The College Board – the not-for-profit organization that administers the SAT test as well as AP courses through which high school students can earn college credit – first released a pilot course in August in 60 high schools. It then spent months refining the course with feedback from college professors and high school teachers before releasing the final framework on Wednesday, Feb. 1, the first day of Black History Month in the United States.
But the subject immediately became embroiled in culture war politics when conservatives attacked it for promoting “critical race theory” – the idea that racial disparities are the result of systemic prejudices that are woven into the fabric of institutions. DeSantis blocked it from being offered in his state, claiming it violated a Florida law known as the “Stop Wrongs Against Our Kids and Employees Act,” or the Stop WOKE Act.
According to reports, DeSantis specifically objected to the teaching of concepts like “intersectionality” – the overlapping of categories such as race, class and gender and other sources of discrimination to create unique dynamics and effects – as well as Black queer studies, the Black Lives Matter movement and the reparations movement.
That prompted a backlash from Democratic lawmakers in Florida as well as Pritzker, who wrote to the College Board on Jan. 25, warning it not to change the curriculum or cave in to pressure from conservatives like DeSantis.
“Regardless of some leaders’ efforts, ignoring and censoring the accurate reporting of history will not change the realities of the country in which we live,” Pritzker wrote. “In Illinois, we will not accept this watering down of history.”
When the final framework came out Wednesday, it was immediately criticized in the national media, including the New York Times, for having been “scrubbed” and “purged” of content that DeSantis and other conservatives found objectionable, including the names of Black writers associated with critical race theory.
The College Board, in turn, seemed to anticipate those criticisms and rejected them in a news release announcing the final framework.
“No states or districts have seen the official framework that is released, much less provided feedback on it,” the board said. “This course has been shaped only by the input of experts and long-standing AP principles and practices.”

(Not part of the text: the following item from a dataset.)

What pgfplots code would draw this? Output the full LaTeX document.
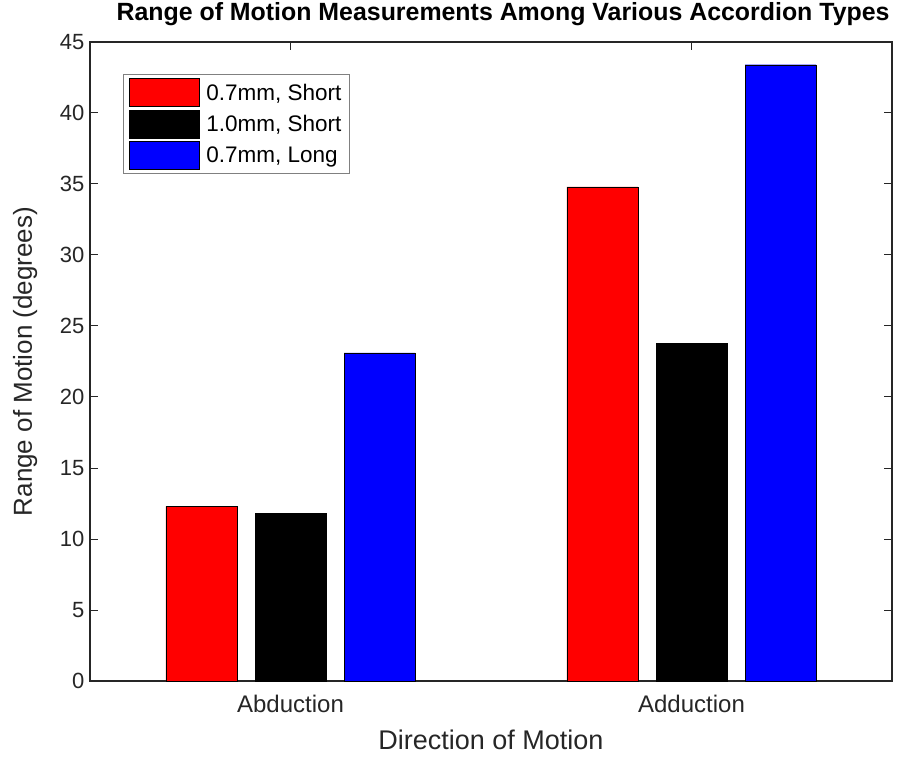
\documentclass[border=0pt]{standalone}
\usepackage{pgfplots}
\pgfplotsset{compat=1.18}
\usepackage{pgfplotstable}
\usepackage{fontspec}
\setmainfont{Liberation Sans}
\definecolor{axgray}{RGB}{38,38,38}
\pgfplotstableread{
x val
1 12.3
2 34.8
}\redshort
\pgfplotstableread{
x val
1 11.8
2 23.8
}\blackshort
\pgfplotstableread{
x val
1 23.1
2 43.4
}\bluelong
\begin{document}
\begin{tikzpicture}
\useasboundingbox (-90pt,-75pt) rectangle (808pt,681pt);
\begin{axis}[
  scale only axis,
  width=802pt, height=639pt,
  xmin=0.5, xmax=2.5,
  ymin=0, ymax=45,
  xtick={1,2},
  xticklabels={Abduction,Adduction},
  ytick={0,5,...,45},
  ybar,
  bar width=0.177,
  tick align=inside,
  major tick length=8pt,
  axis line style={axgray, line width=1.2pt},
  tick style={axgray, line width=1pt},
  ticklabel style={text=axgray, font=\fontsize{22}{26}\selectfont},
  /pgf/number format/assume math mode=true,
  xticklabel style={yshift=-11pt, font=\fontsize{24}{28}\selectfont},
  yticklabel style={xshift=-2pt},
  xlabel={Direction of Motion},
  ylabel={Range of Motion (degrees)},
  label style={text=axgray, font=\fontsize{26}{30}\selectfont},
  xlabel style={at={(axis description cs:0.5,-0.092)}, anchor=center, font=\fontsize{27}{31}\selectfont},
  ylabel style={at={(axis description cs:-0.081,0.5)}, anchor=center},
  title={Range of Motion Measurements Among Various Accordion Types},
  title style={at={(axis description cs:0.515,1.034)}, anchor=center, font=\bfseries\fontsize{24.9}{28}\selectfont},
  legend style={at={(axis description cs:0.041,0.95)}, anchor=north west,
    draw=gray, line width=1pt, fill=white,
    font=\fontsize{22.5}{26}\selectfont,
    nodes={inner sep=2pt}, row sep=2.5pt,
    inner xsep=6pt, inner ysep=4pt},
  legend cell align=left,
  legend image code/.code={\draw[#1, line width=0.8pt] (0pt,-14pt) rectangle (70pt,14pt); \path (74pt,0pt);},
]
\addplot[fill={rgb,255:red,255;green,0;blue,0}, draw=black, bar shift=-0.222] table[x=x,y=val]{\redshort};
\addlegendentry{0.7mm, Short}
\addplot[fill=black, draw=black, bar shift=0] table[x=x,y=val]{\blackshort};
\addlegendentry{1.0mm, Short}
\addplot[fill={rgb,255:red,0;green,0;blue,255}, draw=black, bar shift=0.222] table[x=x,y=val]{\bluelong};
\addlegendentry{0.7mm, Long}
\end{axis}
\end{tikzpicture}
\end{document}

Later in the day, it issued a second statement specifically responding to the New York Times article bearing the headline, “How the New York Times Got it Wrong on AP African American Studies.” That statement called the story “a gross misrepresentation of the content of the course and the process by which it was developed.”
A spokeswoman for Pritzker said Wednesday that any local district in Illinois that wants to offer the course is free to do so.